━━━━━ Data shown ━━━━━

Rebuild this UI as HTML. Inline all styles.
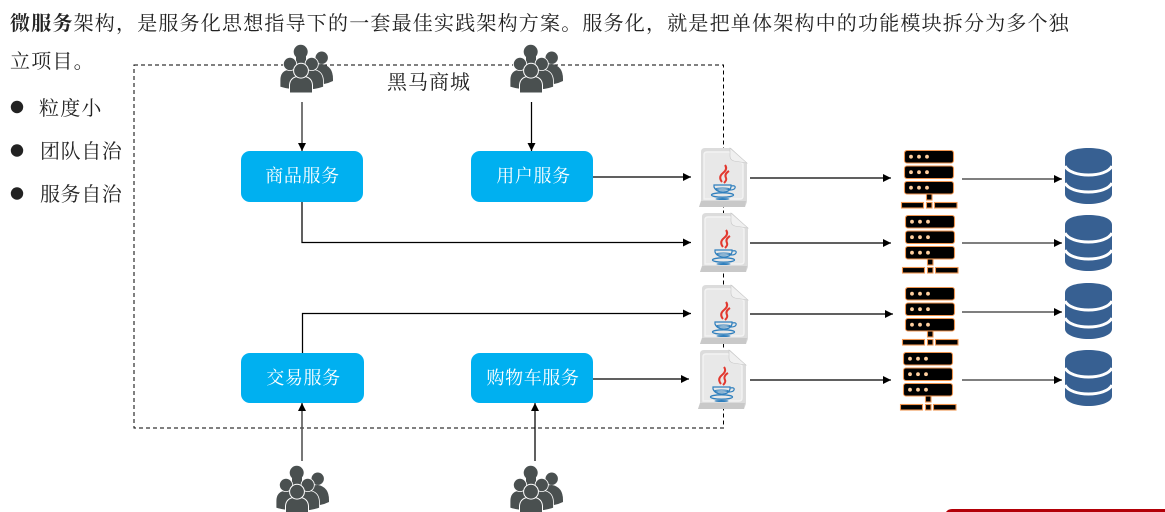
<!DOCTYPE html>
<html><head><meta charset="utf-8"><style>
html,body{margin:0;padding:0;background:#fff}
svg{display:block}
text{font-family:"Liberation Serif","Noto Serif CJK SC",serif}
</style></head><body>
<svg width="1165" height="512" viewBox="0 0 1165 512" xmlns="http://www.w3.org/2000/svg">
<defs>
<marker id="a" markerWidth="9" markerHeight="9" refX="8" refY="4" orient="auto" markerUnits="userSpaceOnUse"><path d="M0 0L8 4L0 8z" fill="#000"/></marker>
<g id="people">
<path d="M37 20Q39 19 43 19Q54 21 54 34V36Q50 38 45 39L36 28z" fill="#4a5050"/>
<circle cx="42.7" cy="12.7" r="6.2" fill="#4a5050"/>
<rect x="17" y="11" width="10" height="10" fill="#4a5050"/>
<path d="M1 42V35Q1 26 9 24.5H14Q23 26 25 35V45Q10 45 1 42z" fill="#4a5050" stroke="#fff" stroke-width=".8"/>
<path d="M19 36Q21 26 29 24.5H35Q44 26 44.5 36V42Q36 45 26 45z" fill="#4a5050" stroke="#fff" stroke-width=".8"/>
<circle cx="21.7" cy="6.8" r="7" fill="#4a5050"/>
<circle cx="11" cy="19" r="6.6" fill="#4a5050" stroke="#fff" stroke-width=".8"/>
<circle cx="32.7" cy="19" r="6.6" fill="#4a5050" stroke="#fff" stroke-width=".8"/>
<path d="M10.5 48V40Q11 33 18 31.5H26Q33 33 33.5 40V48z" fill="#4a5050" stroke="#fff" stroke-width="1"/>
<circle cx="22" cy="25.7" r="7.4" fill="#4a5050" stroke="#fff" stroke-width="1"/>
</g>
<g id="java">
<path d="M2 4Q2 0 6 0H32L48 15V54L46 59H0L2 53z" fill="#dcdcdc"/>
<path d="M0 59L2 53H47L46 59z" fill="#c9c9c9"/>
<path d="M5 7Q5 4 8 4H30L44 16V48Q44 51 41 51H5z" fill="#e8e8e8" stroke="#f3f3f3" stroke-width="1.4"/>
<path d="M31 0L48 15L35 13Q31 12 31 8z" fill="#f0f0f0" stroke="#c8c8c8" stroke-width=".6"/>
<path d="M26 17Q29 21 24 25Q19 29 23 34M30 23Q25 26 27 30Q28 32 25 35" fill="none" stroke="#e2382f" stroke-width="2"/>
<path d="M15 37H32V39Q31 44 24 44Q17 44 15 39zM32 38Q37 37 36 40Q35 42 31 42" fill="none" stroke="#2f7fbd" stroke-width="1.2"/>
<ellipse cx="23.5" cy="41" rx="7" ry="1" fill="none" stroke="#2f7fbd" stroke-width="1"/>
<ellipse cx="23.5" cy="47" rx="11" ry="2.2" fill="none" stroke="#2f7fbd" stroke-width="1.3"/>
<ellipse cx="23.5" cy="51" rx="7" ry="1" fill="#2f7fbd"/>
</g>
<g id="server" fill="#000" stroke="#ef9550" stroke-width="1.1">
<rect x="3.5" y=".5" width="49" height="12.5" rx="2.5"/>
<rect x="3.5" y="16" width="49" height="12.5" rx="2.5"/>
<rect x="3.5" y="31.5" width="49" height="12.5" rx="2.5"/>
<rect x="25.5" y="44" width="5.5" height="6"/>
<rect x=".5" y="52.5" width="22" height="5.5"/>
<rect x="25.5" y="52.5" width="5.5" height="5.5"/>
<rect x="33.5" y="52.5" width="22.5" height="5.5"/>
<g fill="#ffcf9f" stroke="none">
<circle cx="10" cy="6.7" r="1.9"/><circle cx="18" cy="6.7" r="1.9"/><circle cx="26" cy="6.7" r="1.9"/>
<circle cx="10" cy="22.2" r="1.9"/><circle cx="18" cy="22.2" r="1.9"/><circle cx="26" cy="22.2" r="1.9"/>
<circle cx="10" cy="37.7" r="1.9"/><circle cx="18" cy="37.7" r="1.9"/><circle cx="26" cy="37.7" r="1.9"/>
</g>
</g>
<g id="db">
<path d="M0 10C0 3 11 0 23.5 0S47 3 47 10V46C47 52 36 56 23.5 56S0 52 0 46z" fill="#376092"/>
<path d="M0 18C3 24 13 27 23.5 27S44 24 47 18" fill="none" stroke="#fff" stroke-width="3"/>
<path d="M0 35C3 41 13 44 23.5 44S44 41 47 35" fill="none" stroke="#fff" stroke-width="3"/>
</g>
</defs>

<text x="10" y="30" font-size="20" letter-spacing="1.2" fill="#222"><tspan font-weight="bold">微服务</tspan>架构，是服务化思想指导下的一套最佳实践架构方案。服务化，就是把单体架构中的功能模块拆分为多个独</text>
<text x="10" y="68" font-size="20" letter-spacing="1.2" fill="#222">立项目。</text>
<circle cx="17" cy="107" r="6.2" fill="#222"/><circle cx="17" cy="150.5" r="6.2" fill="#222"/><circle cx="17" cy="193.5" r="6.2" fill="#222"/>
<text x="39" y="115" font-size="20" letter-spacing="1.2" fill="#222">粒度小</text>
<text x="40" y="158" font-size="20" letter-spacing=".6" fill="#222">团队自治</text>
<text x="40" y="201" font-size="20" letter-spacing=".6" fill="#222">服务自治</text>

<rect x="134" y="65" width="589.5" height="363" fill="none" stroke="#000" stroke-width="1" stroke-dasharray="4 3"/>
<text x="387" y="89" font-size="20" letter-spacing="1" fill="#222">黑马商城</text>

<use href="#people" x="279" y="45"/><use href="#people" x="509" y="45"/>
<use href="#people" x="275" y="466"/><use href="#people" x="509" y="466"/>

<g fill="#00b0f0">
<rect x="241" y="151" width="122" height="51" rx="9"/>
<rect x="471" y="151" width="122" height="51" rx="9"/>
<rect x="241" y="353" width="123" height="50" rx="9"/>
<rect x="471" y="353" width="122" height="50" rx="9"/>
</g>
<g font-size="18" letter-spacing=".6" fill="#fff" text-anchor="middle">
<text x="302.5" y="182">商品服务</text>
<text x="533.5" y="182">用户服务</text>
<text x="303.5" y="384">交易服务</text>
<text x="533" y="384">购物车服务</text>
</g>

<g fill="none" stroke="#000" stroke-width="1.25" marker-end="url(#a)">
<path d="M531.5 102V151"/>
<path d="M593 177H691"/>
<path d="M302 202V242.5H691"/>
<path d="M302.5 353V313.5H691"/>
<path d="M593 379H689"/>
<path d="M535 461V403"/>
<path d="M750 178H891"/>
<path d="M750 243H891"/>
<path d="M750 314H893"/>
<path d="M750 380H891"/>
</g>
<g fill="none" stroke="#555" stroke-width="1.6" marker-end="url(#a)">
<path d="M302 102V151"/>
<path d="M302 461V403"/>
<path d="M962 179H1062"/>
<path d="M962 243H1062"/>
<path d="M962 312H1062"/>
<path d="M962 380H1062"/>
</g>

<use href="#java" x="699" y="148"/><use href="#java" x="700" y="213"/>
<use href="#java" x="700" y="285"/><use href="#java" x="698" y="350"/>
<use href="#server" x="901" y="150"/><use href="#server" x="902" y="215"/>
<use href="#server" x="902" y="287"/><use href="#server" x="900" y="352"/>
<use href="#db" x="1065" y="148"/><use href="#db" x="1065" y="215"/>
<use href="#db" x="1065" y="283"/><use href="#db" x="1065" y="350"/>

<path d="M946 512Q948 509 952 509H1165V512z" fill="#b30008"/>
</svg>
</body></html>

━━━━━

Go through the listing above and quote it exactly, apart from its images.

Rebuild this UI as HTML. Inline all styles.
<!DOCTYPE html>
<html><head><meta charset="utf-8"><style>
html,body{margin:0;padding:0;background:#fff}
svg{display:block}
text{font-family:"Liberation Serif","Noto Serif CJK SC",serif}
</style></head><body>
<svg width="1165" height="512" viewBox="0 0 1165 512" xmlns="http://www.w3.org/2000/svg">
<defs>
<marker id="a" markerWidth="9" markerHeight="9" refX="8" refY="4" orient="auto" markerUnits="userSpaceOnUse"><path d="M0 0L8 4L0 8z" fill="#000"/></marker>
<g id="people">
<path d="M37 20Q39 19 43 19Q54 21 54 34V36Q50 38 45 39L36 28z" fill="#4a5050"/>
<circle cx="42.7" cy="12.7" r="6.2" fill="#4a5050"/>
<rect x="17" y="11" width="10" height="10" fill="#4a5050"/>
<path d="M1 42V35Q1 26 9 24.5H14Q23 26 25 35V45Q10 45 1 42z" fill="#4a5050" stroke="#fff" stroke-width=".8"/>
<path d="M19 36Q21 26 29 24.5H35Q44 26 44.5 36V42Q36 45 26 45z" fill="#4a5050" stroke="#fff" stroke-width=".8"/>
<circle cx="21.7" cy="6.8" r="7" fill="#4a5050"/>
<circle cx="11" cy="19" r="6.6" fill="#4a5050" stroke="#fff" stroke-width=".8"/>
<circle cx="32.7" cy="19" r="6.6" fill="#4a5050" stroke="#fff" stroke-width=".8"/>
<path d="M10.5 48V40Q11 33 18 31.5H26Q33 33 33.5 40V48z" fill="#4a5050" stroke="#fff" stroke-width="1"/>
<circle cx="22" cy="25.7" r="7.4" fill="#4a5050" stroke="#fff" stroke-width="1"/>
</g>
<g id="java">
<path d="M2 4Q2 0 6 0H32L48 15V54L46 59H0L2 53z" fill="#dcdcdc"/>
<path d="M0 59L2 53H47L46 59z" fill="#c9c9c9"/>
<path d="M5 7Q5 4 8 4H30L44 16V48Q44 51 41 51H5z" fill="#e8e8e8" stroke="#f3f3f3" stroke-width="1.4"/>
<path d="M31 0L48 15L35 13Q31 12 31 8z" fill="#f0f0f0" stroke="#c8c8c8" stroke-width=".6"/>
<path d="M26 17Q29 21 24 25Q19 29 23 34M30 23Q25 26 27 30Q28 32 25 35" fill="none" stroke="#e2382f" stroke-width="2"/>
<path d="M15 37H32V39Q31 44 24 44Q17 44 15 39zM32 38Q37 37 36 40Q35 42 31 42" fill="none" stroke="#2f7fbd" stroke-width="1.2"/>
<ellipse cx="23.5" cy="41" rx="7" ry="1" fill="none" stroke="#2f7fbd" stroke-width="1"/>
<ellipse cx="23.5" cy="47" rx="11" ry="2.2" fill="none" stroke="#2f7fbd" stroke-width="1.3"/>
<ellipse cx="23.5" cy="51" rx="7" ry="1" fill="#2f7fbd"/>
</g>
<g id="server" fill="#000" stroke="#ef9550" stroke-width="1.1">
<rect x="3.5" y=".5" width="49" height="12.5" rx="2.5"/>
<rect x="3.5" y="16" width="49" height="12.5" rx="2.5"/>
<rect x="3.5" y="31.5" width="49" height="12.5" rx="2.5"/>
<rect x="25.5" y="44" width="5.5" height="6"/>
<rect x=".5" y="52.5" width="22" height="5.5"/>
<rect x="25.5" y="52.5" width="5.5" height="5.5"/>
<rect x="33.5" y="52.5" width="22.5" height="5.5"/>
<g fill="#ffcf9f" stroke="none">
<circle cx="10" cy="6.7" r="1.9"/><circle cx="18" cy="6.7" r="1.9"/><circle cx="26" cy="6.7" r="1.9"/>
<circle cx="10" cy="22.2" r="1.9"/><circle cx="18" cy="22.2" r="1.9"/><circle cx="26" cy="22.2" r="1.9"/>
<circle cx="10" cy="37.7" r="1.9"/><circle cx="18" cy="37.7" r="1.9"/><circle cx="26" cy="37.7" r="1.9"/>
</g>
</g>
<g id="db">
<path d="M0 10C0 3 11 0 23.5 0S47 3 47 10V46C47 52 36 56 23.5 56S0 52 0 46z" fill="#376092"/>
<path d="M0 18C3 24 13 27 23.5 27S44 24 47 18" fill="none" stroke="#fff" stroke-width="3"/>
<path d="M0 35C3 41 13 44 23.5 44S44 41 47 35" fill="none" stroke="#fff" stroke-width="3"/>
</g>
</defs>

<text x="10" y="30" font-size="20" letter-spacing="1.2" fill="#222"><tspan font-weight="bold">微服务</tspan>架构，是服务化思想指导下的一套最佳实践架构方案。服务化，就是把单体架构中的功能模块拆分为多个独</text>
<text x="10" y="68" font-size="20" letter-spacing="1.2" fill="#222">立项目。</text>
<circle cx="17" cy="107" r="6.2" fill="#222"/><circle cx="17" cy="150.5" r="6.2" fill="#222"/><circle cx="17" cy="193.5" r="6.2" fill="#222"/>
<text x="39" y="115" font-size="20" letter-spacing="1.2" fill="#222">粒度小</text>
<text x="40" y="158" font-size="20" letter-spacing=".6" fill="#222">团队自治</text>
<text x="40" y="201" font-size="20" letter-spacing=".6" fill="#222">服务自治</text>

<rect x="134" y="65" width="589.5" height="363" fill="none" stroke="#000" stroke-width="1" stroke-dasharray="4 3"/>
<text x="387" y="89" font-size="20" letter-spacing="1" fill="#222">黑马商城</text>

<use href="#people" x="279" y="45"/><use href="#people" x="509" y="45"/>
<use href="#people" x="275" y="466"/><use href="#people" x="509" y="466"/>

<g fill="#00b0f0">
<rect x="241" y="151" width="122" height="51" rx="9"/>
<rect x="471" y="151" width="122" height="51" rx="9"/>
<rect x="241" y="353" width="123" height="50" rx="9"/>
<rect x="471" y="353" width="122" height="50" rx="9"/>
</g>
<g font-size="18" letter-spacing=".6" fill="#fff" text-anchor="middle">
<text x="302.5" y="182">商品服务</text>
<text x="533.5" y="182">用户服务</text>
<text x="303.5" y="384">交易服务</text>
<text x="533" y="384">购物车服务</text>
</g>

<g fill="none" stroke="#000" stroke-width="1.25" marker-end="url(#a)">
<path d="M531.5 102V151"/>
<path d="M593 177H691"/>
<path d="M302 202V242.5H691"/>
<path d="M302.5 353V313.5H691"/>
<path d="M593 379H689"/>
<path d="M535 461V403"/>
<path d="M750 178H891"/>
<path d="M750 243H891"/>
<path d="M750 314H893"/>
<path d="M750 380H891"/>
</g>
<g fill="none" stroke="#555" stroke-width="1.6" marker-end="url(#a)">
<path d="M302 102V151"/>
<path d="M302 461V403"/>
<path d="M962 179H1062"/>
<path d="M962 243H1062"/>
<path d="M962 312H1062"/>
<path d="M962 380H1062"/>
</g>

<use href="#java" x="699" y="148"/><use href="#java" x="700" y="213"/>
<use href="#java" x="700" y="285"/><use href="#java" x="698" y="350"/>
<use href="#server" x="901" y="150"/><use href="#server" x="902" y="215"/>
<use href="#server" x="902" y="287"/><use href="#server" x="900" y="352"/>
<use href="#db" x="1065" y="148"/><use href="#db" x="1065" y="215"/>
<use href="#db" x="1065" y="283"/><use href="#db" x="1065" y="350"/>

<path d="M946 512Q948 509 952 509H1165V512z" fill="#b30008"/>
</svg>
</body></html>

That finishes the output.